Decker was a brave man, because you did not go into his line of work without being braver than average. But he was also scared, because you did not go into his line of work, or at least survive very long in it, without a commonsensical understanding of your own mortality.

He moved ahead. The floor sloped upward after a hundred feet. Then he reached a set of steps. He took them up, trying to keep as quiet as possible. There was another door at the top. It was locked. He tried his lock pick. It didn’t work.

He tried his shoulder with over three hundred and fifty pounds of bulk behind it.

That did work.

He came out into semidarkness and looked around. The room he was in was large, with windows set up high. There was the smell of grease and oil, and as he looked around he saw the skeletons of vehicles scattered here and there.

They were old abandoned Army vehicles. Because he was now standing in one of the buildings of the long-closed McDonald Army Base.

A passage connecting a school with an Army base?

But the more he thought about it, the more it made sense. Lots of kids who went to Mansfield back then had parents who worked at the base. In the event of an emergency, what better place for the kids than either in the “bombproof” shelter underneath the school or at the base with their parents? Or maybe the underground shelter was designed to hold both base personnel and the school kids. Whatever the truth, it was also a fact that it had long since been forgotten about. And it was probably never even used.

But he corrected himself. It had been used recently, so it was not forgotten.

The shooter had exited this way; of that he was now certain. The base was a large place to search, and it had been abandoned for years. No witnesses to see anything. Everything was in disrepair and only a chain-link fence overgrown with vines and bushes and trees around the perimeter. Easy to make one’s escape completely unseen.

As Decker shone his light around he could see discarded beer cans and liquor bottles, empty condom packs, and cigarette butts littering the floor. The place was a forensic nightmare.

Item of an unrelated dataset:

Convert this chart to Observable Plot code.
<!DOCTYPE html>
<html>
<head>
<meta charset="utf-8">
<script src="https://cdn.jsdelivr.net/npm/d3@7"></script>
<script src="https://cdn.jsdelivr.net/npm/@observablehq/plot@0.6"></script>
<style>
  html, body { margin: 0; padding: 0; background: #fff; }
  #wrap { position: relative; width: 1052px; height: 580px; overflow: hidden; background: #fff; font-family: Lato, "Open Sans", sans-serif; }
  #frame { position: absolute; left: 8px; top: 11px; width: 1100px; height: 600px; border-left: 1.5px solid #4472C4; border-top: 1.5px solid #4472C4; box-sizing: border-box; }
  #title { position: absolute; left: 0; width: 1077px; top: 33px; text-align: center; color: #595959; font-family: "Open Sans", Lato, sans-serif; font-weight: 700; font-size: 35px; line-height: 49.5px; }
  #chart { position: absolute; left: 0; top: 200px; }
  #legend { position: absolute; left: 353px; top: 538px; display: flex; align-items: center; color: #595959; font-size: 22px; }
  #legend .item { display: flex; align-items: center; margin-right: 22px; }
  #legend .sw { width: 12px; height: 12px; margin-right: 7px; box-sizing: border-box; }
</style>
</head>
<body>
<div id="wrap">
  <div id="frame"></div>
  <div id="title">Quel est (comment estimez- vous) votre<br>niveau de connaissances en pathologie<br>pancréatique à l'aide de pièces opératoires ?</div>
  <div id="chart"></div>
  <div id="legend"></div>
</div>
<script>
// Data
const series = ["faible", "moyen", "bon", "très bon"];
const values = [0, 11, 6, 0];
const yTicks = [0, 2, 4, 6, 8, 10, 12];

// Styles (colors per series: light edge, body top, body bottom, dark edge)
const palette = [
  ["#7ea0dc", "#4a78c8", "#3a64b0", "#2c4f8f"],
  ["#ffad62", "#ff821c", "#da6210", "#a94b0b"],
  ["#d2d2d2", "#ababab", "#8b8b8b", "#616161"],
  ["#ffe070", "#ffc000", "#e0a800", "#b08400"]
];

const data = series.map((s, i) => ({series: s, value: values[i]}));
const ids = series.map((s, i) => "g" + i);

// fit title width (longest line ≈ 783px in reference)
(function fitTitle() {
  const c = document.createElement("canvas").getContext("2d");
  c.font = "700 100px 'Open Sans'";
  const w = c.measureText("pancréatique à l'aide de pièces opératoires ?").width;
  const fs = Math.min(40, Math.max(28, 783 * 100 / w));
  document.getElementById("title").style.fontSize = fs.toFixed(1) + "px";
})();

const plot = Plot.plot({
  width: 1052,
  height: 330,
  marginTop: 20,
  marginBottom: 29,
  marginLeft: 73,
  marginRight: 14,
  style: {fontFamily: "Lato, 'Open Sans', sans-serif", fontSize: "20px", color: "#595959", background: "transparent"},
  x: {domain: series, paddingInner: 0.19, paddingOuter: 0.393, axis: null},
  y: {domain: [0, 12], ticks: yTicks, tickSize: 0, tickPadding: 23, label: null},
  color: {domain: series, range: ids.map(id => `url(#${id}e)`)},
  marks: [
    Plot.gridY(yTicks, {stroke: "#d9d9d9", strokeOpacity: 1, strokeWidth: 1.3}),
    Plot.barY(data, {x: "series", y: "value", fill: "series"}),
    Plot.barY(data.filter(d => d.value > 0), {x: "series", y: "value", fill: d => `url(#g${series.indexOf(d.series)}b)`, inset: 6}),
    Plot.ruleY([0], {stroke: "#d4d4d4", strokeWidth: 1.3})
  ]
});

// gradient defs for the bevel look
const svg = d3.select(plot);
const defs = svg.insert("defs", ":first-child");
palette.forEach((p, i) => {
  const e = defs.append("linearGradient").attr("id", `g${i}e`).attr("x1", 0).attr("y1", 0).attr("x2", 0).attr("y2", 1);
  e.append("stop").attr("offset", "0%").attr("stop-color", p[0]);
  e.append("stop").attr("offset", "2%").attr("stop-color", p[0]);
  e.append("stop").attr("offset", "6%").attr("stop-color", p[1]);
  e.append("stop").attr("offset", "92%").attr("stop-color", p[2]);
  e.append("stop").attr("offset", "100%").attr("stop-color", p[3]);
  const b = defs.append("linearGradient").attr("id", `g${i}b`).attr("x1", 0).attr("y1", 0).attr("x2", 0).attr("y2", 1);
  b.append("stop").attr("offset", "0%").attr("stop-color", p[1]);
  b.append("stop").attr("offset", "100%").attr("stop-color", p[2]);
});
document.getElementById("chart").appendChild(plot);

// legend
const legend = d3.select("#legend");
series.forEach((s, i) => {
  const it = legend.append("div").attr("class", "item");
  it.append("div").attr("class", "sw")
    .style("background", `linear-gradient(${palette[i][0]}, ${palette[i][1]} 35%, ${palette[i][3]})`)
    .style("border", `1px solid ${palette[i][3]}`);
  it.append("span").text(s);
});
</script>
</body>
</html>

There were probably hundreds of DNA samples down there, most of them from bored teens looking for sex, booze, nicotine — his light hit on a discarded syringe and a rubber hose to pop blood vessels — or something stronger.

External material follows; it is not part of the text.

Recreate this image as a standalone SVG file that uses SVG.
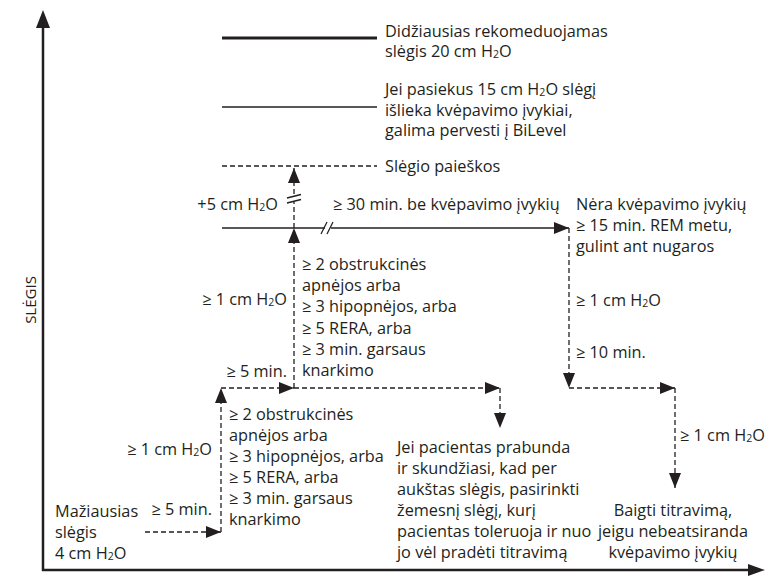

But he doubted any of them knew that there was a passage connecting the base to the school. Even if they had explored the place, they would have encountered a locked door. If they had managed to get through that, they would run into a blank wall. End of exploring. And this would be a summer hangout place. Now that it was nearing winter, the unheated space was freezing. Their shooter would not have needed to worry about running into teenagers screwing and boozing here while he planned his massacre.